» **The request**
Go through the listing and copy each line with the string "matplotlib".

» **Data excerpt**
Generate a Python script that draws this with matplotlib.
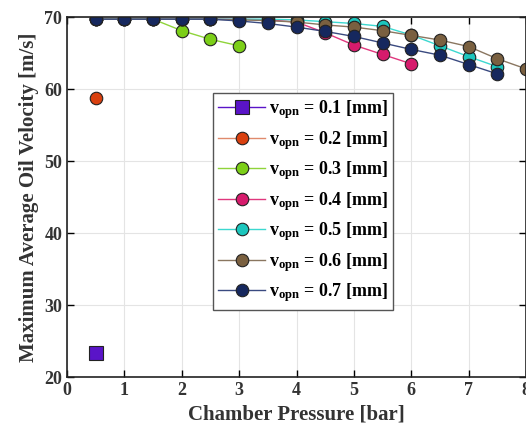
import matplotlib
matplotlib.use("Agg")
import matplotlib.pyplot as plt

# Dane
pressure = [0.5, 1.0, 1.5, 2.0, 2.5, 3.0, 3.5, 4.0, 4.5, 5.0, 5.5, 6.0, 6.5, 7.0, 7.5, 8.0]

v01_x = [0.5]
v01_y = [23.3]
v02_x = [0.5]
v02_y = [58.7]
v03_x = pressure[:6]
v03_y = [69.7, 69.7, 69.7, 68.1, 66.9, 66.0]
v04_x = pressure[:12]
v04_y = [69.7, 69.7, 69.7, 69.7, 69.7, 69.7, 69.6, 69.3, 67.8, 66.1, 64.8, 63.5]
v05_x = pressure[:15]
v05_y = [69.7, 69.7, 69.7, 69.7, 69.7, 69.7, 69.7, 69.6, 69.35, 69.1, 68.7, 67.5, 66.0, 64.5, 63.1]
v06_x = pressure
v06_y = [69.7, 69.7, 69.7, 69.7, 69.7, 69.6, 69.5, 69.3, 68.9, 68.6, 68.1, 67.45, 66.8, 65.9, 64.2, 62.8]
v07_x = pressure[:15]
v07_y = [69.7, 69.7, 69.7, 69.7, 69.7, 69.45, 69.1, 68.6, 68.0, 67.3, 66.4, 65.5, 64.7, 63.4, 62.1]

labels = ["0.1", "0.2", "0.3", "0.4", "0.5", "0.6", "0.7"]

plt.rcParams["font.family"] = "Liberation Serif"
plt.rcParams["mathtext.fontset"] = "custom"
plt.rcParams["mathtext.rm"] = "Liberation Serif"
plt.rcParams["mathtext.bf"] = "Liberation Serif:bold"

fig = plt.figure(figsize=(5.26, 4.34), dpi=100)
ax = fig.add_axes([0.1274, 0.1313, 0.8726, 0.8295])

series = [
    (v01_x, v01_y, "s", "#5a14c8", "#5a14c8", 10.5),
    (v02_x, v02_y, "o", "#e08a6c", "#d9400f", 9),
    (v03_x, v03_y, "o", "#8fd43a", "#7ccf18", 9),
    (v04_x, v04_y, "o", "#e0377d", "#d61b6c", 9),
    (v05_x, v05_y, "o", "#3cd8d0", "#1cc6bd", 9),
    (v06_x, v06_y, "o", "#8a7660", "#7a6040", 9),
    (v07_x, v07_y, "o", "#3a4a80", "#16285e", 9),
]

for (x, y, m, lc, fc, ms), lab in zip(series, labels):
    ax.plot(x, y, marker=m, color=lc, markerfacecolor=fc, markeredgecolor="#222222",
            markeredgewidth=0.8, markersize=ms, linewidth=1.0,
            label=r"$\mathbf{v_{opn}}$ = " + lab + " [mm]")

ax.set_xlim(0, 8)
ax.set_ylim(20, 70)
ax.set_xticks(range(0, 9))
ax.set_yticks(range(20, 71, 10))
ax.grid(True, color="#e4e4e4", linewidth=0.8)
ax.set_axisbelow(True)
ax.tick_params(direction="in", top=True, right=True, labelsize=13, width=1, length=5)
for lab in ax.get_xticklabels() + ax.get_yticklabels():
    lab.set_fontweight("bold")
    lab.set_color("#333333")
for s in ax.spines.values():
    s.set_linewidth(1.2)
    s.set_color("#222222")

ax.set_xlabel("Chamber Pressure [bar]", fontsize=15, fontweight="bold", color="#333333")
ax.set_ylabel("Maximum Average Oil Velocity [m/s]", fontsize=15, fontweight="bold", color="#333333")

leg = ax.legend(loc="upper left", bbox_to_anchor=(0.318, 0.789), borderaxespad=0,
                prop={"weight": "bold", "size": 13}, fancybox=False, framealpha=1,
                edgecolor="#555555", labelspacing=0.42, handlelength=2.6,
                borderpad=0.3, handletextpad=0.2)
leg.get_frame().set_linewidth(1.0)

fig.savefig("out.png", dpi=100)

» **Solution**
Generate a Python script that draws this with matplotlib.
import matplotlib
matplotlib.use("Agg")
import matplotlib.pyplot as plt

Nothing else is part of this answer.